Stored dataset items
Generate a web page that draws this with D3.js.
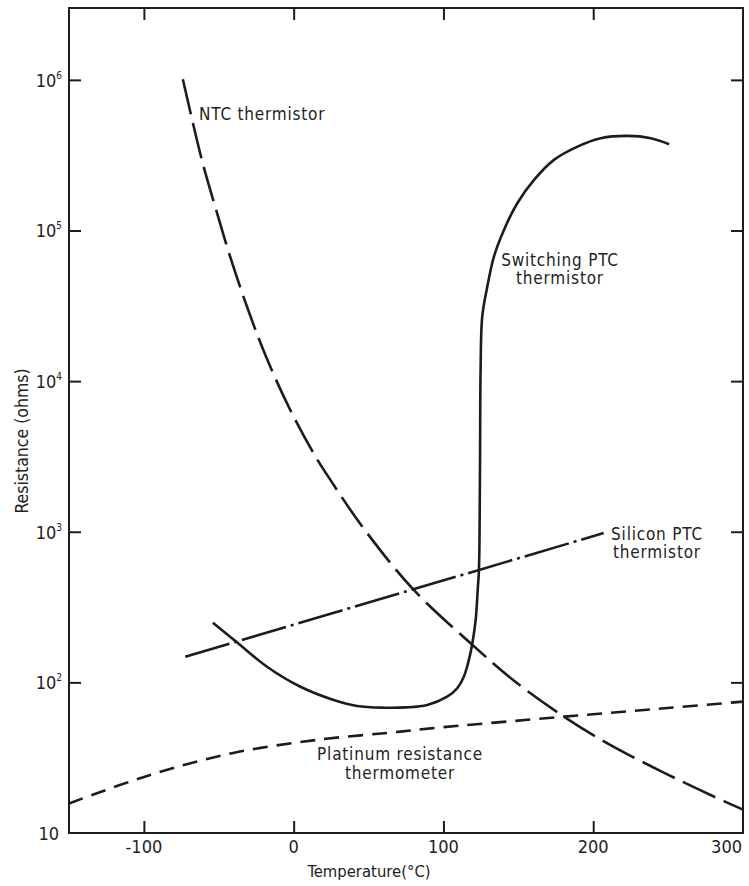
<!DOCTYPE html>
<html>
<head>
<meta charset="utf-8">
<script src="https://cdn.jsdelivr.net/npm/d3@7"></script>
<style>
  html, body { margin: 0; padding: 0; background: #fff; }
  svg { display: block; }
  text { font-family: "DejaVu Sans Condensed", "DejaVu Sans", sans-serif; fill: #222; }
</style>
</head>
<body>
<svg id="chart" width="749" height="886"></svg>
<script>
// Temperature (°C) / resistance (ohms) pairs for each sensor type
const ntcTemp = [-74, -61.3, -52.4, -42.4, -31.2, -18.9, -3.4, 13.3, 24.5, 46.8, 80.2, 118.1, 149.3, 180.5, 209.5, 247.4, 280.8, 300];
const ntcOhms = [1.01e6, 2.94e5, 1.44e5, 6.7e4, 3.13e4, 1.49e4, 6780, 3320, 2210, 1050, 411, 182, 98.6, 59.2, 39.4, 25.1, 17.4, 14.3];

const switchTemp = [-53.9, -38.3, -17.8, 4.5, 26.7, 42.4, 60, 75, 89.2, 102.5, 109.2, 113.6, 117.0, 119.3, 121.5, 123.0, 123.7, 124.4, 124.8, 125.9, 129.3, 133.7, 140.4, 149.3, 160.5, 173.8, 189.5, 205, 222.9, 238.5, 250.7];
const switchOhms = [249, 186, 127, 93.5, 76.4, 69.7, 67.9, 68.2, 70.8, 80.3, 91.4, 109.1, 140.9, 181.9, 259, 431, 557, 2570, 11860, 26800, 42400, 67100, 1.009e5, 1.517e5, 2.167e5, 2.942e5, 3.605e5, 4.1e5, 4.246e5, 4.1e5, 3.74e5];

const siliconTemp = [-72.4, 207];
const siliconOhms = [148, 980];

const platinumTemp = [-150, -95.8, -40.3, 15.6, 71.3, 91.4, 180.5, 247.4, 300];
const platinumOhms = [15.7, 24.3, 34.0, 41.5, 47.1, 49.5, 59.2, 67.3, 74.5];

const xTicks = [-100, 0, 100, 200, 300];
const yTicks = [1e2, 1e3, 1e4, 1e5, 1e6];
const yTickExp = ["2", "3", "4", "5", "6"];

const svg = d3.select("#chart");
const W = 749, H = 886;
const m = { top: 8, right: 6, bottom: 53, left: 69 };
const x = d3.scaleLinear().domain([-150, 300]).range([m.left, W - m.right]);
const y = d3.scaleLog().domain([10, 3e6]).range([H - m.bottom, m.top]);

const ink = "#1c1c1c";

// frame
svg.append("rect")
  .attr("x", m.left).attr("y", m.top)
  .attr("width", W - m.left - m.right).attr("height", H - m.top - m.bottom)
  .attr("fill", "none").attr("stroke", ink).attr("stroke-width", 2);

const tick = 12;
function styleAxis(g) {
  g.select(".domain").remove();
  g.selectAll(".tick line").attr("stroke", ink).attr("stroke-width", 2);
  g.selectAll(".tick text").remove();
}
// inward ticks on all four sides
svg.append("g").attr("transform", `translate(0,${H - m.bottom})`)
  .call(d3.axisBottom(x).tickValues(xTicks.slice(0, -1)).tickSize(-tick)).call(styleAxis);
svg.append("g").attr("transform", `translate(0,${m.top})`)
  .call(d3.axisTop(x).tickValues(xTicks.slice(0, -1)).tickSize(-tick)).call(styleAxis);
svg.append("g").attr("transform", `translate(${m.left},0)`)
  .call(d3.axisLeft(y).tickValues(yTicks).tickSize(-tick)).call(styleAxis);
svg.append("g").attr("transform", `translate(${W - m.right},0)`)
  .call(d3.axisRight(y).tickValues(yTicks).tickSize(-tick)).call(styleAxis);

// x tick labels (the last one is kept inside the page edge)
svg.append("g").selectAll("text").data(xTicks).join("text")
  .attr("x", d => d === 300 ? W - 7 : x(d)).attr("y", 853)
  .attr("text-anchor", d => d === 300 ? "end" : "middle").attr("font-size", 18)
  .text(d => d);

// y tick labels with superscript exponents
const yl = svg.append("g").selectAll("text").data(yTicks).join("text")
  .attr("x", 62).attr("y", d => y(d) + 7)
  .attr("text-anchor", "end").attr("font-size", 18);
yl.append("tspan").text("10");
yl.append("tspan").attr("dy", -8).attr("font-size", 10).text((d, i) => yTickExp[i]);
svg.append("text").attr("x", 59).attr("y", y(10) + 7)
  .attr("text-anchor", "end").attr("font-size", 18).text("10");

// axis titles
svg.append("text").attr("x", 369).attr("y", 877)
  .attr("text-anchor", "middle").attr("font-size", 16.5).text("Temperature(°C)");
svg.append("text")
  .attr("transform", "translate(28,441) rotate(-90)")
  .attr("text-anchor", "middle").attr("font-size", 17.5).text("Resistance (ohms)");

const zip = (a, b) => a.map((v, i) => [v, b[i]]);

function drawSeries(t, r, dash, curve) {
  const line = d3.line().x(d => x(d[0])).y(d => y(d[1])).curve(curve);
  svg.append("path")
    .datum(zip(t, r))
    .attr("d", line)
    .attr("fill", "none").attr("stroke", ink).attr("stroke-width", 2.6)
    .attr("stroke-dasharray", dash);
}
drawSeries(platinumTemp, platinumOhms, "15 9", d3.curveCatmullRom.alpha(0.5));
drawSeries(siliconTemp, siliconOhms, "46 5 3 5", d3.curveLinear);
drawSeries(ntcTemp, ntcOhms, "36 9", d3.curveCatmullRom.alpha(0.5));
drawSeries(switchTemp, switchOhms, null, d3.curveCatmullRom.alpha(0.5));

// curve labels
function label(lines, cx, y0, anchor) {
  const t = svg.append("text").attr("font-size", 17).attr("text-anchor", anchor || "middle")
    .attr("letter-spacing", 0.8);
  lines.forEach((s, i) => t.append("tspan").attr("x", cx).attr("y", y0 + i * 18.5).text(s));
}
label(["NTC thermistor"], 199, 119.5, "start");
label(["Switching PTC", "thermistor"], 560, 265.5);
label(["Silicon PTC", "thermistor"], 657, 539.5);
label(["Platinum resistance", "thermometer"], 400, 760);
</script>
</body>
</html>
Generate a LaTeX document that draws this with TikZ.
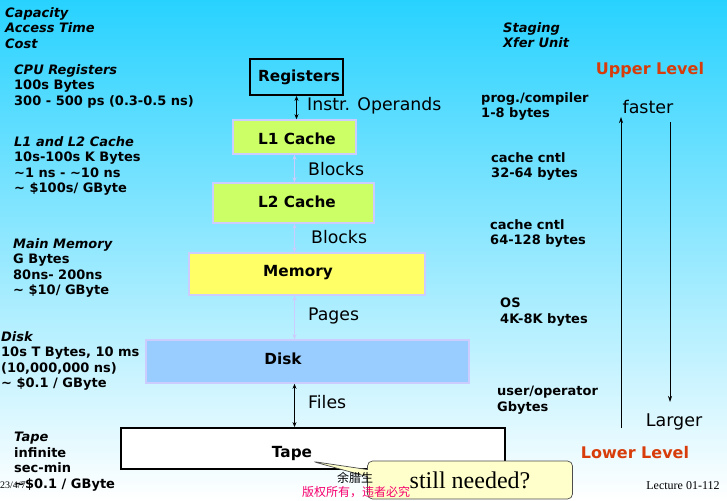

# Challenge:
Copy out all of the data word for word. Do not carry over any picture.

# Result:
Generate a web page that draws this with D3.js.
<!DOCTYPE html>
<html>
<head>
<meta charset="utf-8">
<script src="https://cdn.jsdelivr.net/npm/d3@7"></script>
<style>
  html, body { margin: 0; padding: 0; background: #fff; }
  svg { display: block; }
  text { font-family: "DejaVu Sans Condensed", "DejaVu Sans", sans-serif; fill: #222; }
</style>
</head>
<body>
<svg id="chart" width="749" height="886"></svg>
<script>
// Temperature (°C) / resistance (ohms) pairs for each sensor type
const ntcTemp = [-74, -61.3, -52.4, -42.4, -31.2, -18.9, -3.4, 13.3, 24.5, 46.8, 80.2, 118.1, 149.3, 180.5, 209.5, 247.4, 280.8, 300];
const ntcOhms = [1.01e6, 2.94e5, 1.44e5, 6.7e4, 3.13e4, 1.49e4, 6780, 3320, 2210, 1050, 411, 182, 98.6, 59.2, 39.4, 25.1, 17.4, 14.3];

const switchTemp = [-53.9, -38.3, -17.8, 4.5, 26.7, 42.4, 60, 75, 89.2, 102.5, 109.2, 113.6, 117.0, 119.3, 121.5, 123.0, 123.7, 124.4, 124.8, 125.9, 129.3, 133.7, 140.4, 149.3, 160.5, 173.8, 189.5, 205, 222.9, 238.5, 250.7];
const switchOhms = [249, 186, 127, 93.5, 76.4, 69.7, 67.9, 68.2, 70.8, 80.3, 91.4, 109.1, 140.9, 181.9, 259, 431, 557, 2570, 11860, 26800, 42400, 67100, 1.009e5, 1.517e5, 2.167e5, 2.942e5, 3.605e5, 4.1e5, 4.246e5, 4.1e5, 3.74e5];

const siliconTemp = [-72.4, 207];
const siliconOhms = [148, 980];

const platinumTemp = [-150, -95.8, -40.3, 15.6, 71.3, 91.4, 180.5, 247.4, 300];
const platinumOhms = [15.7, 24.3, 34.0, 41.5, 47.1, 49.5, 59.2, 67.3, 74.5];

const xTicks = [-100, 0, 100, 200, 300];
const yTicks = [1e2, 1e3, 1e4, 1e5, 1e6];
const yTickExp = ["2", "3", "4", "5", "6"];

const svg = d3.select("#chart");
const W = 749, H = 886;
const m = { top: 8, right: 6, bottom: 53, left: 69 };
const x = d3.scaleLinear().domain([-150, 300]).range([m.left, W - m.right]);
const y = d3.scaleLog().domain([10, 3e6]).range([H - m.bottom, m.top]);

const ink = "#1c1c1c";

// frame
svg.append("rect")
  .attr("x", m.left).attr("y", m.top)
  .attr("width", W - m.left - m.right).attr("height", H - m.top - m.bottom)
  .attr("fill", "none").attr("stroke", ink).attr("stroke-width", 2);

const tick = 12;
function styleAxis(g) {
  g.select(".domain").remove();
  g.selectAll(".tick line").attr("stroke", ink).attr("stroke-width", 2);
  g.selectAll(".tick text").remove();
}
// inward ticks on all four sides
svg.append("g").attr("transform", `translate(0,${H - m.bottom})`)
  .call(d3.axisBottom(x).tickValues(xTicks.slice(0, -1)).tickSize(-tick)).call(styleAxis);
svg.append("g").attr("transform", `translate(0,${m.top})`)
  .call(d3.axisTop(x).tickValues(xTicks.slice(0, -1)).tickSize(-tick)).call(styleAxis);
svg.append("g").attr("transform", `translate(${m.left},0)`)
  .call(d3.axisLeft(y).tickValues(yTicks).tickSize(-tick)).call(styleAxis);
svg.append("g").attr("transform", `translate(${W - m.right},0)`)
  .call(d3.axisRight(y).tickValues(yTicks).tickSize(-tick)).call(styleAxis);

// x tick labels (the last one is kept inside the page edge)
svg.append("g").selectAll("text").data(xTicks).join("text")
  .attr("x", d => d === 300 ? W - 7 : x(d)).attr("y", 853)
  .attr("text-anchor", d => d === 300 ? "end" : "middle").attr("font-size", 18)
  .text(d => d);

// y tick labels with superscript exponents
const yl = svg.append("g").selectAll("text").data(yTicks).join("text")
  .attr("x", 62).attr("y", d => y(d) + 7)
  .attr("text-anchor", "end").attr("font-size", 18);
yl.append("tspan").text("10");
yl.append("tspan").attr("dy", -8).attr("font-size", 10).text((d, i) => yTickExp[i]);
svg.append("text").attr("x", 59).attr("y", y(10) + 7)
  .attr("text-anchor", "end").attr("font-size", 18).text("10");

// axis titles
svg.append("text").attr("x", 369).attr("y", 877)
  .attr("text-anchor", "middle").attr("font-size", 16.5).text("Temperature(°C)");
svg.append("text")
  .attr("transform", "translate(28,441) rotate(-90)")
  .attr("text-anchor", "middle").attr("font-size", 17.5).text("Resistance (ohms)");

const zip = (a, b) => a.map((v, i) => [v, b[i]]);

function drawSeries(t, r, dash, curve) {
  const line = d3.line().x(d => x(d[0])).y(d => y(d[1])).curve(curve);
  svg.append("path")
    .datum(zip(t, r))
    .attr("d", line)
    .attr("fill", "none").attr("stroke", ink).attr("stroke-width", 2.6)
    .attr("stroke-dasharray", dash);
}
drawSeries(platinumTemp, platinumOhms, "15 9", d3.curveCatmullRom.alpha(0.5));
drawSeries(siliconTemp, siliconOhms, "46 5 3 5", d3.curveLinear);
drawSeries(ntcTemp, ntcOhms, "36 9", d3.curveCatmullRom.alpha(0.5));
drawSeries(switchTemp, switchOhms, null, d3.curveCatmullRom.alpha(0.5));

// curve labels
function label(lines, cx, y0, anchor) {
  const t = svg.append("text").attr("font-size", 17).attr("text-anchor", anchor || "middle")
    .attr("letter-spacing", 0.8);
  lines.forEach((s, i) => t.append("tspan").attr("x", cx).attr("y", y0 + i * 18.5).text(s));
}
label(["NTC thermistor"], 199, 119.5, "start");
label(["Switching PTC", "thermistor"], 560, 265.5);
label(["Silicon PTC", "thermistor"], 657, 539.5);
label(["Platinum resistance", "thermometer"], 400, 760);
</script>
</body>
</html>
Generate a LaTeX document that draws this with TikZ.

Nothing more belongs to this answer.